В ассимилированных кругах американского еврейства единственным динамическим элементом духовной жизни являлась религиозная реформа. Главным ее двигателем был упомянутый раввин Колер, преемник своего тестя Давида Эйнгорна в роли проповедника реформированного «храма» в Нью-Йорке. В 1885 г. созванная им раввинская конференция в Питсбурге приняла следующую радикальную программу: чистый иудаизм должен служить образцом прогрес-
сивной религии, совместимой с выводами современной науки; в Моисеевом Законе обязательны только его общечеловеческие моральные заповеди и связанные с ними обряды, но не национальные нормы; талмудическое законодательство совершенно необязательно, так как оно противоречит современному миросозерцанию; признавая доктрину бессмертия души, реформисты отвергают чуждые иудаизму верования в телесное воскресение мертвых, в ад и рай; они рассматривают евреев не как нацию, а как религиозный союз наряду с союзами христиан и мусульман; социальные законы Библии могут разрешить современную проблему классовой борьбы (последний пункт, несомненно, имел связь с тогдашней социалистической агитацией среди российских иммигрантов в Америке). В 1889 году было создано объединение реформированных раввинов в организации под именем «Центральная конференция американских рабби», во главе которой стоял до дня своей смерти патриарх реформы Исаак Вайз (том II, § 55). Члены конференции собирались ежегодно и издавали свои научные ежегодники. Конференция 1897 года откликнулась на тогдашнюю сионистскую агитацию следующим решительным заявлением своего председателя Вайза: «Честь и положение американского Израиля повелительно требуют, чтобы нынешнее собрание, выражающее чувства американского еврейства, кроме идиосинкразии новых иммигрантов, засвидетельствовало, что оно всецело отвергает всякую попытку восстановления еврейского государства». В этом заявлении характерно указание на «идиосинкразии новых иммигрантов», под которыми подразумевались и национальное и социалистическое движения, тревожившие покой ассимилированных «ягудим».

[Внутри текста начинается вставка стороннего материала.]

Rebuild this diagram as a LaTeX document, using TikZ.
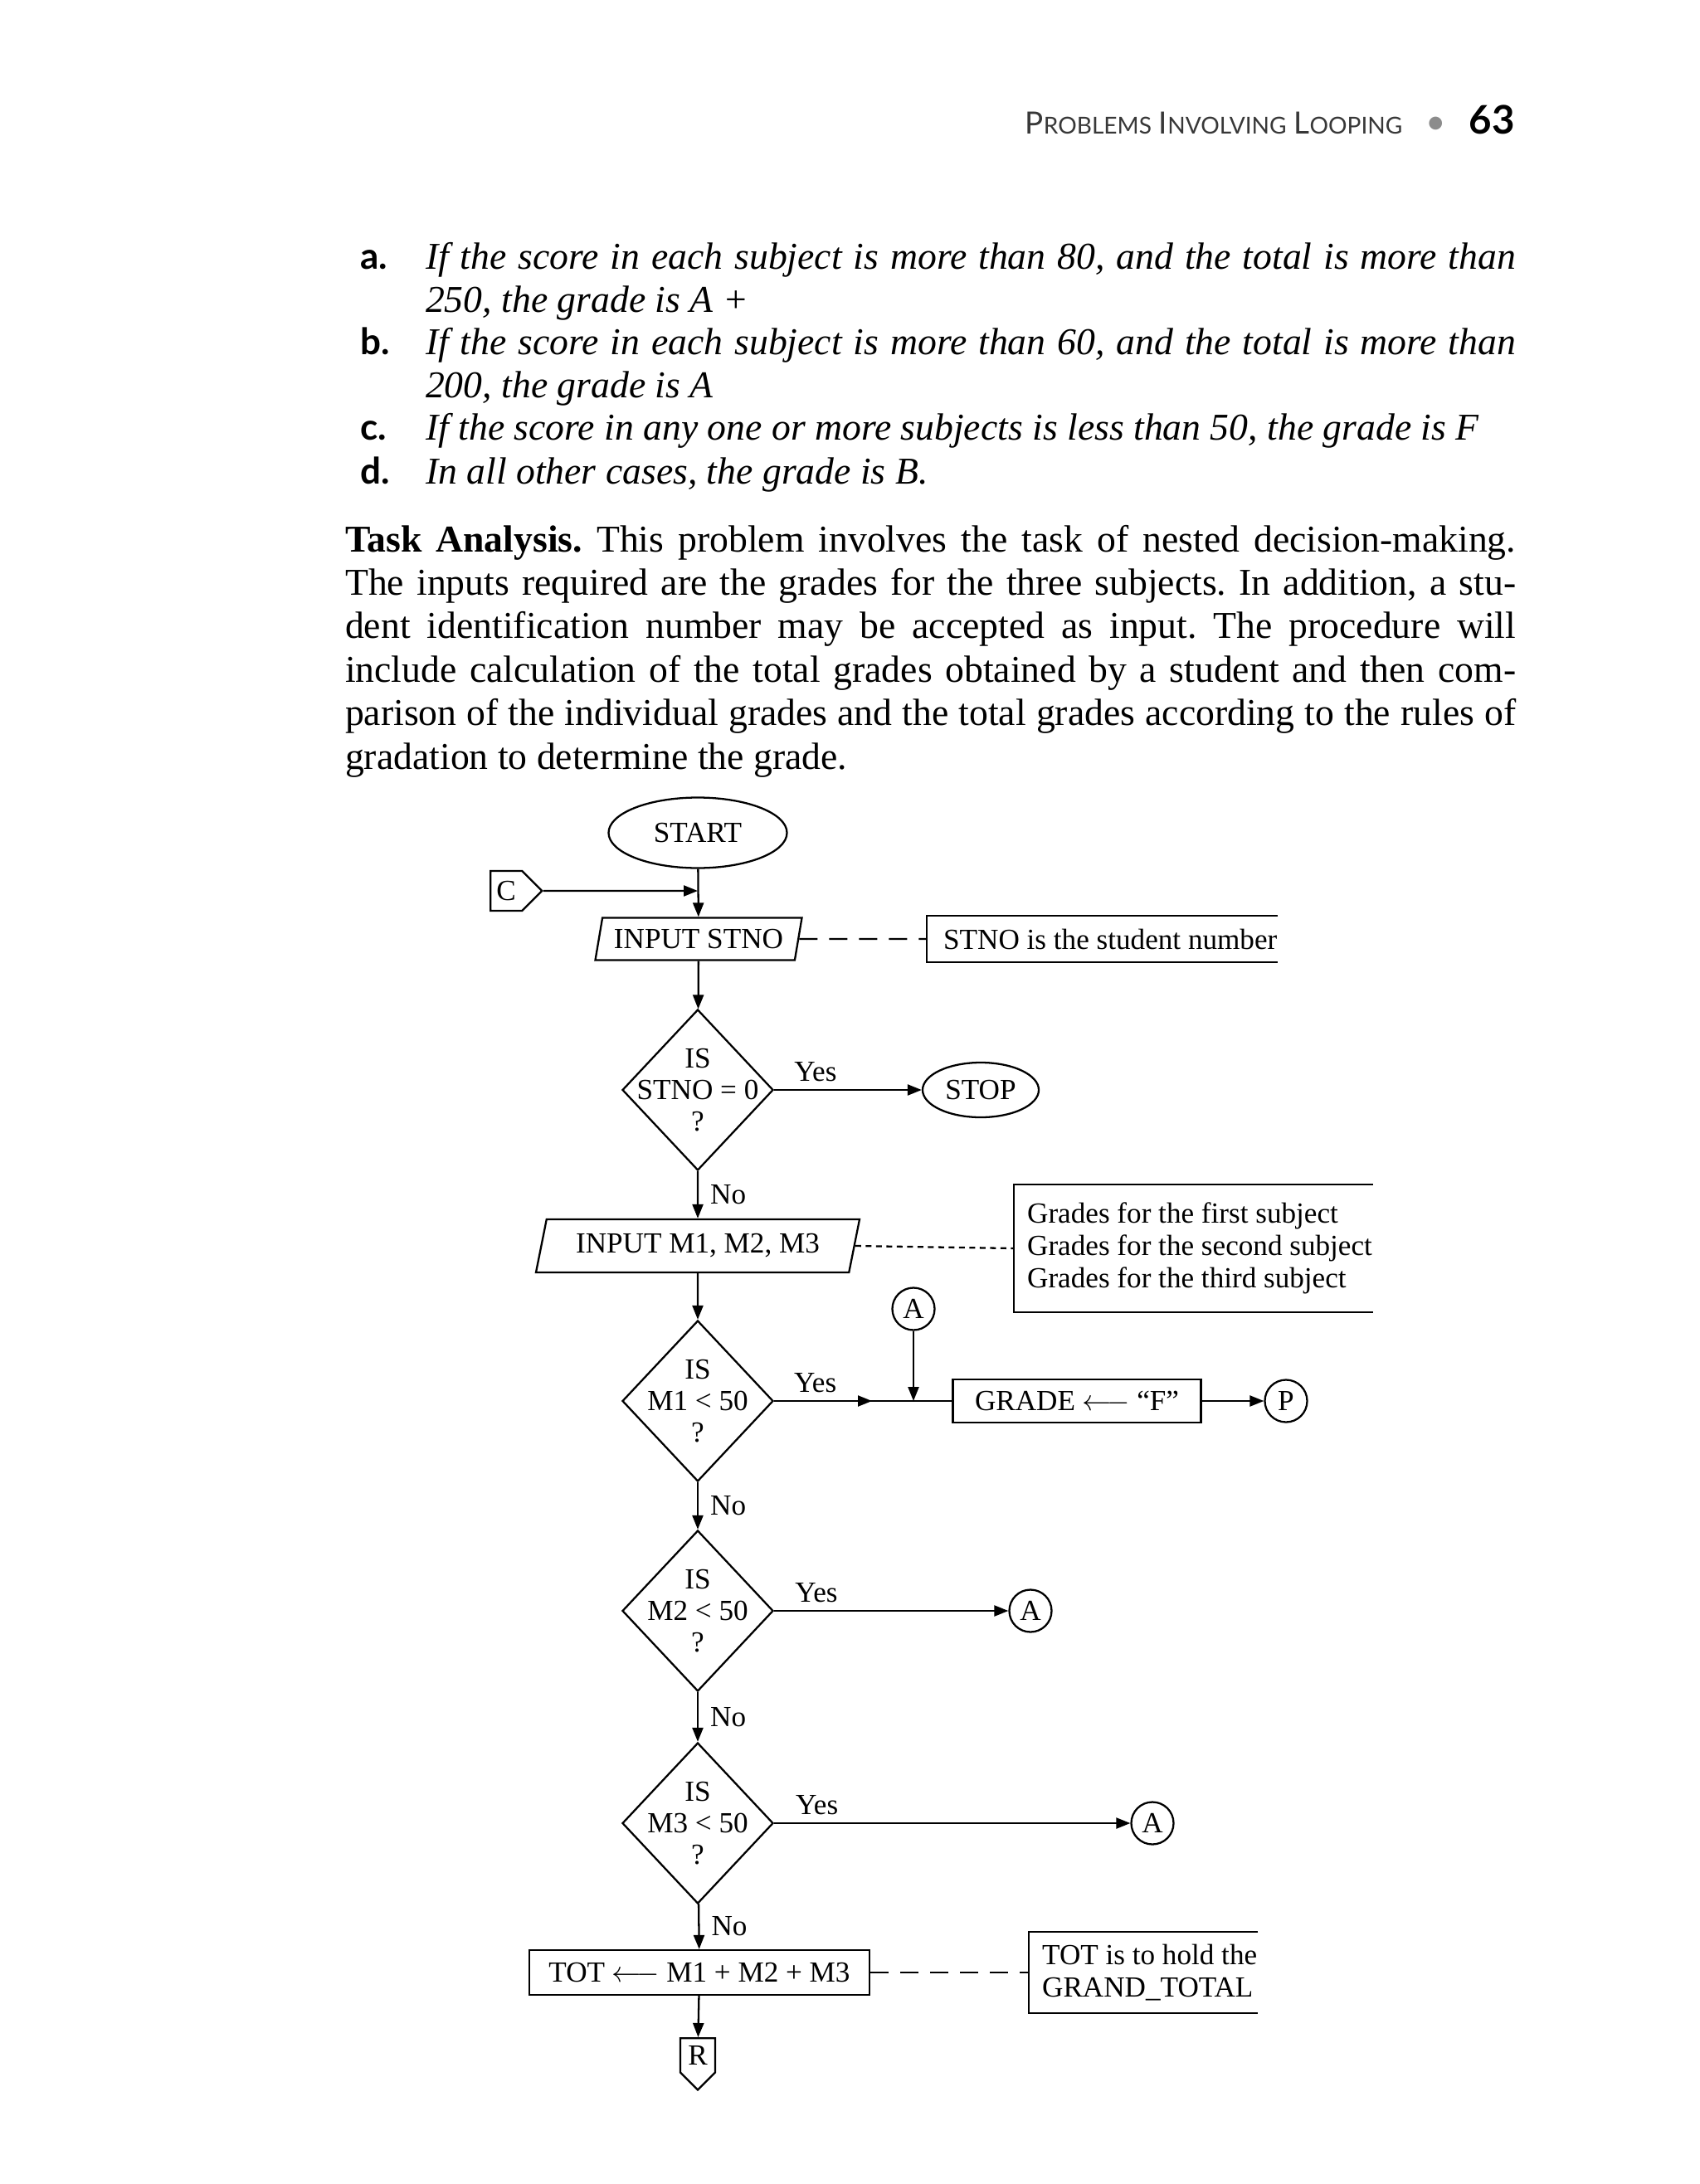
\documentclass[tikz,border=0pt]{standalone}
\usepackage{fontspec}
\setmainfont{Liberation Serif}
\newfontfamily\headsans{Lato}
\usetikzlibrary{arrows.meta,positioning,shapes.geometric,shapes.symbols}

\definecolor{headgray}{gray}{0.22}
\definecolor{dotgray}{gray}{0.55}

% fake small caps for the running head
\newcommand{\runsc}[2]{{\fontsize{10.5}{12}\selectfont#1}{\fontsize{8}{10}\selectfont#2}}
\frenchspacing

\begin{document}
\begin{tikzpicture}[
  >={Triangle[length=0.17cm,width=0.13cm]},
  line width=0.65pt,
  chart/.style={font=\fontsize{10}{11}\selectfont},
  term/.style={chart,draw,ellipse,inner sep=0pt},
  inbox/.style={chart,draw,trapezium,trapezium stretches body,inner sep=0pt},
  proc/.style={chart,draw,inner sep=0pt},
  decision/.style={draw,diamond,minimum width=1.82cm,minimum height=1.94cm,inner sep=0pt},
  dtext/.style={align=center,inner sep=0pt,font=\fontsize{10}{10.8}\selectfont},
  conn/.style={chart,draw,circle,minimum size=0.51cm,inner sep=0pt},
  offpage/.style={chart,draw,signal,inner sep=0pt},
  anno/.style={chart,align=left,inner sep=0pt,anchor=west},
  yes/.style={chart,above,inner sep=2.5pt},
  no/.style={chart,right,inner sep=4pt},
  longdash/.style={dash pattern=on 0.22cm off 0.14cm},
  shortdash/.style={dash pattern=on 0.07cm off 0.055cm},
  body/.style={inner sep=0pt,align=justify,anchor=base west},
  itembody/.style={body,text width=13.14cm,font=\fontsize{13}{14.65}\selectfont\itshape},
  itemlabel/.style={body,font=\headsans\bfseries\fontsize{12.5}{14}\selectfont}
]
  \useasboundingbox (0,0) rectangle (20.48,-26.33);

  % running head
  \node[anchor=base east,inner sep=0pt,font=\headsans,text=headgray] (head) at (18.27,-1.62)
    {\runsc{P}{ROBLEMS} \runsc{I}{NVOLVING} \runsc{L}{OOPING}\hspace{0.28cm}{\color{dotgray}\fontsize{12}{12}\selectfont\textbullet}\hspace{0.28cm}{\color{black}\bfseries\fontsize{13.5}{14}\selectfont 63}};

  % grading rules
  \node[itemlabel] (la) at (4.33,-3.25) {a.};
  \node[itembody] (ta) at (5.12,-3.25)
    {If the score in each subject is more than 80, and the total is more than\linebreak 250, the grade is A +};
  \node[itemlabel] (lb) at (4.33,-4.28) {b.};
  \node[itembody] (tb) at (5.12,-4.28)
    {If the score in each subject is more than 60, and the total is more than\linebreak 200, the grade is A};
  \node[itemlabel] (lc) at (4.33,-5.31) {c.};
  \node[itembody] (tc) at (5.12,-5.31)
    {If the score in any one or more subjects is less than 50, the grade is F};
  \node[itemlabel] (ld) at (4.33,-5.83) {d.};
  \node[itembody] (td) at (5.12,-5.83) {In all other cases, the grade is B.};

  \node[body,text width=14.11cm,font=\fontsize{13}{14.91}\selectfont] (task) at (4.15,-6.65)
    {\textbf{Task Analysis.} This problem involves the task of nested decision-making.\linebreak
     The inputs required are the grades for the three subjects. In addition, a stu-\linebreak
     dent identification number may be accepted as input. The procedure will\linebreak
     include calculation of the total grades obtained by a student and then com-\linebreak
     parison of the individual grades and the total grades according to the rules of\linebreak
     gradation to determine the grade.};

  % flowchart
  \node[term,minimum width=2.15cm,minimum height=0.85cm] (start) at (8.41,-10.04) {START};
  \node[offpage,signal to=east,minimum width=0.62cm,minimum height=0.48cm,anchor=west] (c) at (5.90,-10.74) {C};
  \node[inbox,trapezium left angle=70,trapezium right angle=110,minimum width=2.49cm,minimum height=0.51cm] (inS) at (8.42,-11.32) {INPUT STNO};
  \node[anno,minimum height=0.54cm] (n1) at (11.36,-11.32) {STNO is the student number};
  \node[decision] (q0) at (8.41,-13.14) {};
  \node[dtext] (q0t) at (q0) {IS\\STNO = 0\\?};
  \node[term,minimum width=1.40cm,minimum height=0.66cm] (stop) at (11.82,-13.14) {STOP};
  \node[inbox,trapezium left angle=66,trapezium right angle=114,minimum width=3.90cm,minimum height=0.64cm] (inM) at (8.41,-15.02) {INPUT M1, M2, M3};
  \node[anno,minimum height=1.52cm] (n2) at (12.37,-15.05)
    {Grades for the first subject\\Grades for the second subject\\Grades for the third subject};
  \node[conn] (a1) at (11.01,-15.78) {A};
  \node[decision] (q1) at (8.41,-16.89) {};
  \node[dtext] (q1t) at (q1) {IS\\M1 < 50\\?};
  \node[proc,minimum width=2.99cm,minimum height=0.52cm] (grade) at (12.98,-16.89) {GRADE $\longleftarrow$ “F”};
  \node[conn] (p) at (15.50,-16.89) {P};
  \node[decision] (q2) at (8.41,-19.42) {};
  \node[dtext] (q2t) at (q2) {IS\\M2 < 50\\?};
  \node[conn] (a2) at (12.42,-19.42) {A};
  \node[decision] (q3) at (8.41,-21.98) {};
  \node[dtext] (q3t) at (q3) {IS\\M3 < 50\\?};
  \node[conn] (a3) at (13.89,-21.98) {A};
  \node[proc,minimum width=4.10cm,minimum height=0.54cm] (tot) at (8.43,-23.78) {TOT $\longleftarrow$ M1 + M2 + M3};
  \node[anno,minimum height=0.96cm] (n3) at (12.55,-23.78) {TOT is to hold the\\GRAND\_TOTAL};
  \node[offpage,signal to=south,minimum width=0.42cm,minimum height=0.53cm,anchor=north] (r) at (8.41,-24.56) {R};

  % annotation brackets
  \draw (n1.north east) -- ([xshift=-1.9mm]n1.north west) -- ([xshift=-1.9mm]n1.south west) -- (n1.south east);
  \draw (n2.north east) -- ([xshift=-1.5mm]n2.north west) -- ([xshift=-1.5mm]n2.south west) -- (n2.south east);
  \draw (n3.north east) -- ([xshift=-1.5mm]n3.north west) -- ([xshift=-1.5mm]n3.south west) -- (n3.south east);

  \draw[->] (start) -- (inS);
  \draw[->] (c) -- (c -| start);
  \draw[longdash] (inS.east) -- ([xshift=-1.9mm]n1.west);
  \draw[->] (inS) -- (q0);
  \draw[->] (q0) -- node[yes,pos=.28] {Yes} (stop);
  \draw[->] (q0) -- node[no] {No} (inM);
  \draw[shortdash] (inM.east) -- ([xshift=-1.5mm]n2.west);
  \draw[->] (inM) -- (q1);
  \coordinate (j1) at (a1 |- q1);
  \draw (q1) -- (grade);
  \draw[->] (q1) -- node[yes,pos=.42] {Yes} ([xshift=-5mm]j1);
  \draw[->] (a1) -- (j1);
  \draw[->] (grade) -- (p);
  \draw[->] (q1) -- node[no] {No} (q2);
  \draw[->] (q2) -- node[yes,pos=.18] {Yes} (a2);
  \draw[->] (q2) -- node[no] {No} (q3);
  \draw[->] (q3) -- node[yes,pos=.12] {Yes} (a3);
  \draw[->] (q3) -- node[no] {No} (tot);
  \draw[longdash] (tot) -- ([xshift=-1.5mm]n3.west);
  \draw[->] (tot) -- (r);
\end{tikzpicture}
\end{document}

Однако и в этой ассимилированной среде пробуждалось иногда сознание, что двигающимся непрерывной цепью густым массам из Восточной Европы суждено сделаться строителями будущего американского центра. Такое смутное сознание вдохновило юную поэтессу Эмму Лазарус (1849-1887) на стихи, полные национального пафоса. Дочь плантатора из сефардов, личный друг известного поэта-философа Эмерсона, Эмма Лазарус впервые почувствовала свою связь с еврейством в тот момент, когда в гавани Нью-Йорка появились перед ней измученные фигуры беженцев из России. В ней пробудился пафос мученичества ее далеких предков, испанских изгнанников. Она изучила еврейский язык, Библию, историю своего народа, стала писать стихи и рассказы на национальные темы («Songs of a Semite», «The banner of the Jew», «By the waters of Babylon», 1882— 1887 г.), проникнутые любовью к народу-страдальцу и верою в его возрождение. В ряде статей под апостольским заглавием «Послание к евреям» («Ап Epistle to the Hebrews») она высказала свои взгляды на еврейскую проблему в духе романтического сионизма. Вместе с М. Гейльприном поэтесса принимала горячее участие в деле помощи русско-еврейским переселенцам, бедствовавшим в нью-йоркском гетто. Ранняя смерть оборвала деятельность Эммы Лазарус, пришедшей из аристократического общества в юдоль плача Нижнего Города, чтобы делить горе со страдающими братьями.